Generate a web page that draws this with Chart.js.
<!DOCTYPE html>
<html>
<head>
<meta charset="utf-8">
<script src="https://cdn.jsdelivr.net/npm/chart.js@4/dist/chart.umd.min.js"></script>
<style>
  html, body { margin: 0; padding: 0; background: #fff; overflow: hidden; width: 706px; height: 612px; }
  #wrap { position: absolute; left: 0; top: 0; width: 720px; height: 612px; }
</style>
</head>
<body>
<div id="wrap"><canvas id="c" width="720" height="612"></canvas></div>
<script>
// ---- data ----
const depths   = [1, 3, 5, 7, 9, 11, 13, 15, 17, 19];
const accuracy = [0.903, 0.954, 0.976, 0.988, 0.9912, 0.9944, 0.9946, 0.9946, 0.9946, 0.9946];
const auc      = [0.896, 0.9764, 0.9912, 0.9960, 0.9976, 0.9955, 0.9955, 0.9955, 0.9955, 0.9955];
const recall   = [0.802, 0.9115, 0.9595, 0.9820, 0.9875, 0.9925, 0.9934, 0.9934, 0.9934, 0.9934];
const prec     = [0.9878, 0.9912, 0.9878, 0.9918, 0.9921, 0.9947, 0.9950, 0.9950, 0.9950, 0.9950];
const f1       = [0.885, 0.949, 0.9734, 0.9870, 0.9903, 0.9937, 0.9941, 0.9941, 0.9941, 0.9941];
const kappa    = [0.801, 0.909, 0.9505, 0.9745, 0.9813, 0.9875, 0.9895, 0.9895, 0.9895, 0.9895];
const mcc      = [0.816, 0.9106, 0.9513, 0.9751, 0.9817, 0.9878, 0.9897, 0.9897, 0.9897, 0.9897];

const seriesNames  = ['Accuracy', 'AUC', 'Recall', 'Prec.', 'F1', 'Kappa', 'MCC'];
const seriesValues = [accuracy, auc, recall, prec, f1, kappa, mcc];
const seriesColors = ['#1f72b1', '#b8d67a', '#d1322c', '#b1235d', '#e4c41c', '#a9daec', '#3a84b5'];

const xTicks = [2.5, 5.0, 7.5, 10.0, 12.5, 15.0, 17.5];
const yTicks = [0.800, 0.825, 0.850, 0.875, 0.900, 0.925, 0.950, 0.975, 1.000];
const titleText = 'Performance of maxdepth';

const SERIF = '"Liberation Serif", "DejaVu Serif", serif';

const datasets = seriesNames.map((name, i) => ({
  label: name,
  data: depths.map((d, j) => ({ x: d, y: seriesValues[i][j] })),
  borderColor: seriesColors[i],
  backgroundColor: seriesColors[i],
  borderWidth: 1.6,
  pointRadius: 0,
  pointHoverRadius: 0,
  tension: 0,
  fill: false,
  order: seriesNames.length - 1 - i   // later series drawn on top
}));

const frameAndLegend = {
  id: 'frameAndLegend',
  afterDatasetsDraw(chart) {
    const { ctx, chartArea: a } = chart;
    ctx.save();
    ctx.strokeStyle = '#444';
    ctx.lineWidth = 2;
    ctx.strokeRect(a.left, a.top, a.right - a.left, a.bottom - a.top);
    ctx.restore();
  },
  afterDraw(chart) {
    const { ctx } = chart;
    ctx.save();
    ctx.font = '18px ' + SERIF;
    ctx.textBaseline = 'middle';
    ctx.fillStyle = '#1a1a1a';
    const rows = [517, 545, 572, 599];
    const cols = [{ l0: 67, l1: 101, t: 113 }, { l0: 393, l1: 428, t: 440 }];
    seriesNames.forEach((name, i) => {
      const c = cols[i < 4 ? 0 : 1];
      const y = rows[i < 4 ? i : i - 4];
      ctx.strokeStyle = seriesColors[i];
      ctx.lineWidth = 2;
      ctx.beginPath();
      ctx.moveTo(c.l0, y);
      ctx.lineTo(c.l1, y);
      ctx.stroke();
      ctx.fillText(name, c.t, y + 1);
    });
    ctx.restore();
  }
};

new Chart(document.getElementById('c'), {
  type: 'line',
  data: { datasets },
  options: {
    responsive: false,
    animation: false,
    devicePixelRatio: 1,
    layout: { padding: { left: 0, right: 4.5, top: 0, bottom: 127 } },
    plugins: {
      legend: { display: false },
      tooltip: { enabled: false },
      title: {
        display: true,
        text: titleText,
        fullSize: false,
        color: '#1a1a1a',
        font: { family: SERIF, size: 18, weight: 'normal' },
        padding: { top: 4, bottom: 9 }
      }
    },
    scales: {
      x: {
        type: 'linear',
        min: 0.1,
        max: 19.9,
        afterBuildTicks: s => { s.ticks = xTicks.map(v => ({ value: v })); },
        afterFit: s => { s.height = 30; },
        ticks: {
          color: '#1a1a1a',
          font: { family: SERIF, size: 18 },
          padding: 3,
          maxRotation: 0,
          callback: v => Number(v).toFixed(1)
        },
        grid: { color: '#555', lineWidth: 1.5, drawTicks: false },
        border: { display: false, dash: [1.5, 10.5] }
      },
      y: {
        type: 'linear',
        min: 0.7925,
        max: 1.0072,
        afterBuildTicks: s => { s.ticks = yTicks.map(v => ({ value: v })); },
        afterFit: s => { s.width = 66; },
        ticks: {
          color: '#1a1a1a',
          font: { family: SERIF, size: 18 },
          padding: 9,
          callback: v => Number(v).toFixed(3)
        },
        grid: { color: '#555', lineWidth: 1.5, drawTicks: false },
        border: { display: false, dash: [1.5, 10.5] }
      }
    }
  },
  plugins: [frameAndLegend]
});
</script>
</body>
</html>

---

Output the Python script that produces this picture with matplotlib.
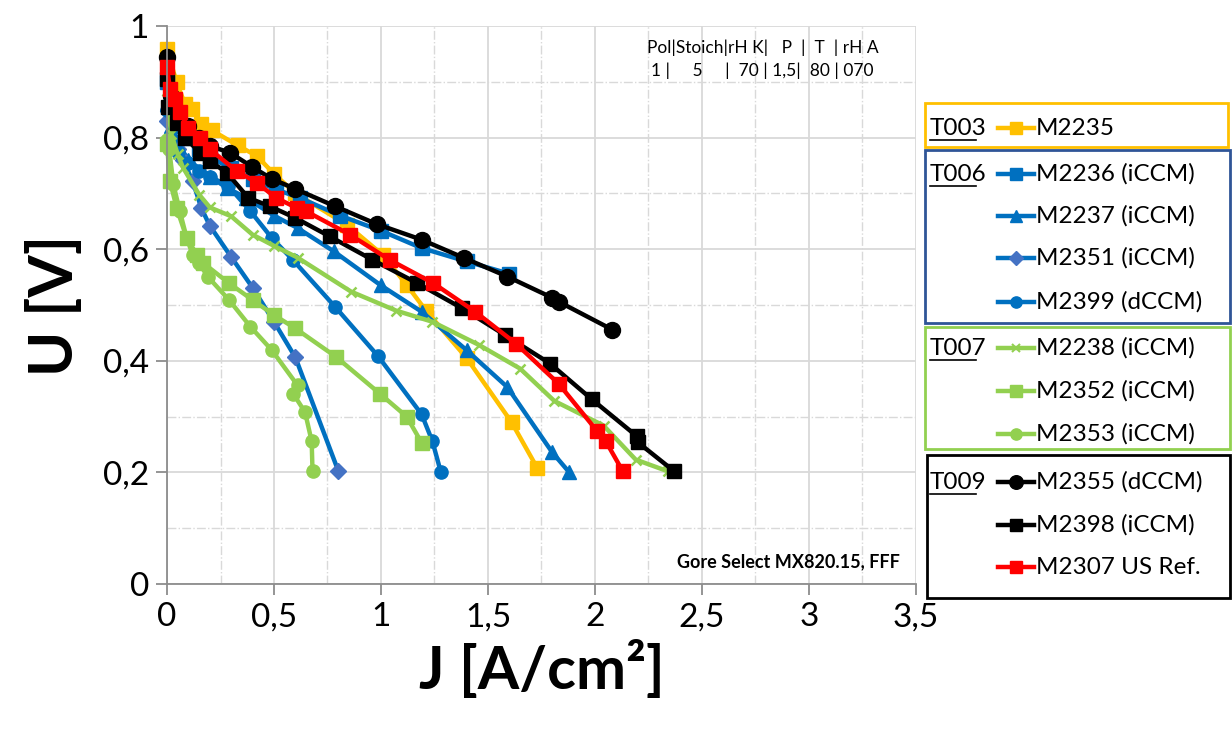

→ **WHAT IS EXPECTED**: Retype the entries above exactly, but only from the line containing "Generate a web" through the line containing "0.9897, 0.9897, 0.9897];", both included.

→ **REPLY TO THE EXERCISE**:
Generate a web page that draws this with Chart.js.
<!DOCTYPE html>
<html>
<head>
<meta charset="utf-8">
<script src="https://cdn.jsdelivr.net/npm/chart.js@4/dist/chart.umd.min.js"></script>
<style>
  html, body { margin: 0; padding: 0; background: #fff; overflow: hidden; width: 706px; height: 612px; }
  #wrap { position: absolute; left: 0; top: 0; width: 720px; height: 612px; }
</style>
</head>
<body>
<div id="wrap"><canvas id="c" width="720" height="612"></canvas></div>
<script>
// ---- data ----
const depths   = [1, 3, 5, 7, 9, 11, 13, 15, 17, 19];
const accuracy = [0.903, 0.954, 0.976, 0.988, 0.9912, 0.9944, 0.9946, 0.9946, 0.9946, 0.9946];
const auc      = [0.896, 0.9764, 0.9912, 0.9960, 0.9976, 0.9955, 0.9955, 0.9955, 0.9955, 0.9955];
const recall   = [0.802, 0.9115, 0.9595, 0.9820, 0.9875, 0.9925, 0.9934, 0.9934, 0.9934, 0.9934];
const prec     = [0.9878, 0.9912, 0.9878, 0.9918, 0.9921, 0.9947, 0.9950, 0.9950, 0.9950, 0.9950];
const f1       = [0.885, 0.949, 0.9734, 0.9870, 0.9903, 0.9937, 0.9941, 0.9941, 0.9941, 0.9941];
const kappa    = [0.801, 0.909, 0.9505, 0.9745, 0.9813, 0.9875, 0.9895, 0.9895, 0.9895, 0.9895];
const mcc      = [0.816, 0.9106, 0.9513, 0.9751, 0.9817, 0.9878, 0.9897, 0.9897, 0.9897, 0.9897];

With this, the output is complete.